I. Don't. Enjoy. Being. Called. Cute. I don't enjoy getting hearing words that are typically in compliments because they should either, A) Should be sent back to the factory of ABC's to be recycled into a new word or, B) struck mercilessly by the same being that annihilates people in the name of grammar. Or, so I thought.
For the next few class periods I would attempt to vanish into the back of the classroom and repel any sort of attention to myself. But, right as I was booking it to my car, I was stuck once again by an audible attack. "I love your hair, it looks really refined." I was astonished when I found myself smiling, not recoiling, when it was done.
I couldn't figure out why this was, at least not until I got another compliment a little later. "Well, it looks classy. You pull it off well." Then it clicked. I did like compliments. Just not compliments that someone gives anyone where they appear different. The have a ring of a cough-out in my ears. Thus, once again, intelligence in all things prevails.

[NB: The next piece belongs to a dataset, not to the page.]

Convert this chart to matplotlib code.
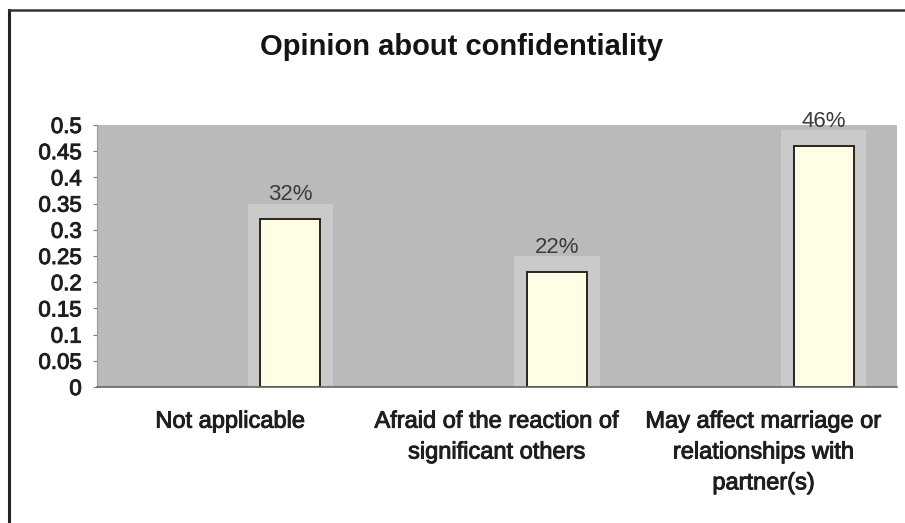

Once I had gotten home and eaten dinner I went downstairs to watch Julie and Julia. Which then made me to finally go and make a blog. No, I don't plan on getting famous. I plan to consistently spew words out into cyberspace for no one really to read them. I figure that blogging is just like fishing in the middle of a storm. You can't see a fish anywhere in sight, you are really just doing it for yourself.
I do, however, to style my writing kind of after a long-form improv style. I have not yet decided it it will be like The Herald, or The Community.
In the meantime, take a chiller and stay.